Using architectural processing to derive small, problem-specific XML DTDs from the TEI DTD

The work described in this paper began as an effort to perform a particular markup task. Back in 1983 while doing field work in the Solomon Islands, I helped anthropologist William Donner produce a bilingual dictionary of the Sikaiana language [Don87]. We devised a one-of-a-kind markup system. Now, sixteen years later, we want to put this data in a form that can be shared on the Web; conversion into a standardized form of markup is needed. The leading standard for the markup of dictionaries is the SGML-based TEI (Text Encoding Initiative) DTD [SMB94].

Using this DTD presents three main problems for this project, because what we really want is to: (1) deliver the results on the Web as an XML application, (2) customize the markup in some ways, and (3) use and interchange a streamlined DTD that contains only what is needed for our application. This is a general problem. The large SGML DTDs in widespread use (e.g. HTML, DocBook, ISO 12083, CALS, EAD, TEI) offer the advantage of standardization, but for a particular project they often carry the disadvantage of being too large or too general. This paper demonstrates how architectural processing can be used to develop a problem-specific XML DTD for a project without losing the advantage of conforming to a widely-used SGML DTD.

SGML architectures
An SGML architecture is an SGML document type that is used as a basis for deriving new document types. Each of the elements in an architectural DTD is called an architectural form. An architectural form attribute on an element of the user document specifies the architectural form on which that element is based. For instance, if one were using HTML as an architecture and using html as the architectural form attribute, the tag <para html="P"> in a user document declares that this <para> element is derived from (or, inherits the semantics of) HTML's <P> element. An architectural processor is a tool that reads the architectural form attributes to translate the user document into the equivalent architectural document.
An architecture is defined by a DTD. We can exploit this fact in solving the problem at hand by using the existing TEI DTD as an architecture. We then write a problem-specific XML DTD to embody the constraints of the project and use an architectural form attribute to map the elements of our XML DTD onto the elements of the TEI architecture.

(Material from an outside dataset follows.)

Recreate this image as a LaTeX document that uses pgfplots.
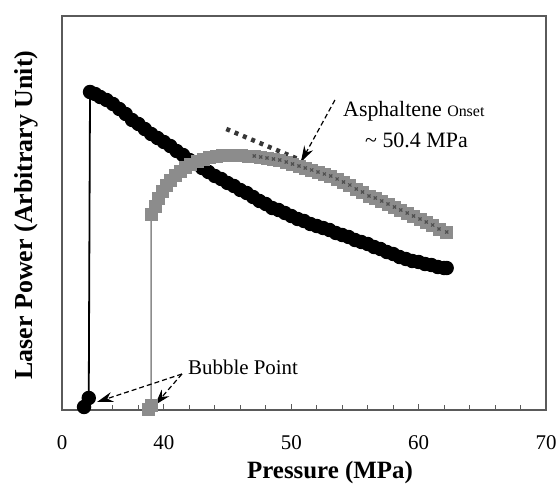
\documentclass[border=0pt]{standalone}
\usepackage{pgfplots}
\pgfplotsset{compat=1.18}
\usepackage{pgfplotstable}
\usepackage{fontspec}
\setmainfont{Liberation Serif}
\usetikzlibrary{arrows.meta}
\definecolor{mgray}{RGB}{140,140,140}
\definecolor{mgrayd}{RGB}{80,80,80}
\definecolor{frame}{RGB}{90,90,90}
\definecolor{dotc}{RGB}{55,55,55}

\pgfplotstableread{
x y
33.73 3
34.1 12
34.2 318
34.6 316
35.0 313
35.5 310
36.0 306
36.5 301
37.0 296
37.5 290
38.0 286
38.5 281
39.0 276
39.5 272
40.0 268
40.5 264
41.0 259
41.5 255
42.0 250
42.5 246
43.0 242
43.5 238
44.0 234
44.5 231
45.0 227
45.5 224
46.0 220
46.5 217
47.0 213
47.5 209
48.0 206
48.5 202
49.0 200
49.5 197
50.0 194
50.5 191
51.0 189
51.5 186
52.0 184
52.5 182
53.0 180
53.5 177
54.0 175
54.5 173
55.0 170
55.5 168
56.0 166
56.5 163
57.0 161
57.5 158
58.0 156
58.5 153
59.0 151
59.5 149
60.0 148
60.5 146
61.0 145
61.5 143
62.0 142
62.2 142
}\blackdata

\pgfplotstableread{
x y
38.75 1
39.0 5
39.0 196
39.3 204
39.6 212
39.9 219
40.2 225
40.5 230
40.9 235
41.3 239
41.7 243
42.1 246
42.6 249
43.1 251
43.6 253
44.1 254
44.6 255
45.1 255
45.6 255
46.1 255
46.6 254
47.1 254
47.6 253
48.1 252
48.6 251
49.1 250
49.6 248
50.1 246
50.6 244
51.1 242
51.6 240
52.1 238
52.6 236
53.1 234
53.6 231
54.1 228
54.6 225
55.1 221
55.6 218
56.1 214
56.6 212
57.1 209
57.6 206
58.1 203
58.6 200
59.1 197
59.6 194
60.1 191
60.6 188
61.1 185
61.6 181
62.2 178
}\graydata

\begin{document}
\begin{tikzpicture}
\path[use as bounding box] (-62bp,-80bp) rectangle (497bp,410bp);
\begin{axis}[
  at={(0,0)}, anchor=south west,
  scale only axis, width=484bp, height=394bp,
  xmin=32, xmax=70, ymin=0, ymax=394,
  clip=false,
  axis line style={frame, line width=1.2bp},
  xtick={32,40,50,60,70}, xticklabels={0,40,50,60,70},
  minor xtick={34,36,38,42,44,46,48,52,54,56,58,62,64,66,68},
  ytick=\empty,
  xtick pos=bottom, tick align=inside,
  major tick length=6bp, minor tick length=5bp,
  tick style={frame, line width=1bp},
  xticklabel style={font=\fontsize{21}{24}\selectfont, anchor=center, yshift=-33bp},
]
\addplot[black, line width=1.8bp, mark=*, mark size=6.3bp, mark options={fill=black, draw=black}] table {\blackdata};
\addplot[mgray, line width=1.5bp, mark=square*, mark size=6bp, mark options={fill=mgray, draw=mgray, line width=0.8bp}] table {\graydata};
\addplot[only marks, restrict x to domain=47:63, mark=x, mark size=2.2bp, mark options={draw=mgrayd, line width=1.2bp}] table {\graydata};
\addplot[dotc, line width=4.5bp, dash pattern=on 4bp off 5bp] coordinates {(44.9,281) (50.9,249)};

\draw[black, line width=1.2bp, dash pattern=on 5bp off 3bp, -{Stealth[length=16bp,width=10bp]}] (axis cs:53.43,310) -- (axis cs:50.76,248);
\draw[black, line width=1.2bp, dash pattern=on 5bp off 3bp, -{Stealth[length=16bp,width=10bp]}] (axis cs:41.42,36) -- (axis cs:34.75,8);
\draw[black, line width=1.2bp, dash pattern=on 5bp off 3bp, -{Stealth[length=16bp,width=10bp]}] (axis cs:41.42,36) -- (axis cs:39.3,5);

\node[anchor=base west, inner sep=0, font=\fontsize{22}{24}\selectfont] at (axis cs:54.06,293) {Asphaltene {\fontsize{16}{18}\selectfont Onset}};
\node[anchor=base west, inner sep=0, font=\fontsize{22}{24}\selectfont] at (axis cs:55.79,262) {\textasciitilde\ 50.4 MPa};
\node[anchor=base west, inner sep=0, font=\fontsize{21}{24}\selectfont] at (axis cs:41.89,35) {Bubble Point};
\end{axis}
\node[rotate=90, font=\bfseries\fontsize{26}{28}\selectfont] at (-36bp,195bp) {Laser Power (Arbitrary Unit)};
\node[font=\bfseries\fontsize{25}{28}\selectfont] at (268bp,-63bp) {Pressure (MPa)};
\end{tikzpicture}
\end{document}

Addressing the three problems
Delivering the project results as an XML application poses two kinds of problems. First, there are problems of XML well-formedness. A data file that is valid with respect to the TEI DTD and the TEI's SGML declaration will not be well-formed XML. This problem is solved by altering the TEI's SGML declaration so that it accepts XML syntax in the document instance. Second, there are problems of XML validity. Many features of SGML DTDs are not allowed in XML DTDs. This problem is solved by constructing the project DTD as an XML DTD. By employing both of these strategies, an XML parser can be used to validate a project document against the project's XML DTD, or an SGML parser with an architecture engine can be used to simultaneously validate a project document against both the customized XML DTD and the full TEI DTD.
In a particular markup project, it may be desirable, or even necessary, to customize the DTD. It could be that different names make more sense for certain elements or attributes, that new elements or attributes need to be added, or that certain combinations of elements with fixed attribute values should be encoded as new element types. This problem is addressed by modifying the project's XML DTD as needed. When elements are renamed or added, an architectural form attribute is used to explicitly map the new elements onto the corresponding TEI elements.

A project may find that the TEI DTD is huge in comparison to the subset of elements and attributes that are actually used. Having a DTD that is limited to just the elements and attributes that are used simplifies many tasks like building project-specific software, specifying stylesheets, shipping the DTD with the data, and documenting markup practice. Even more significant for our project was the matter of reducing the permissiveness of the content models for the elements that were used. The TEI's model for dictionary markup is a descriptive one; it aims to provide the user a means of tagging anything that could be encountered in published dictionaries. But in tagging the Sikaiana dictionary, our purpose was prescriptive; we wanted to specify constraints on the structure of entries and then ensure that all entries consistently followed that structure. This problem is addressed by creating a DTD for the project that omits declarations for all the elements and attributes of the architecture that are not used and that tightens the content models to embody additional constraints the project wants to enforce.

Conclusion
In order to employ this technique, one must use an SGML parser that incorporates a full architectural processing engine. The SP parser by James Clark [Cla98] is an example of such a parser. The paper concludes by demonstrating how the SP parser can be used to simultaneously validate a project document against the project-specific XML DTD and the TEI DTD. By using this technique, a DTD developer can enjoy the benefits of a customized XML DTD without losing the benefits of the intellectual effort that went into developing the TEI DTD. By the same token, a project can have the advantages of delivering a customized XML application without losing the advantages of conforming to a widely-used SGML application.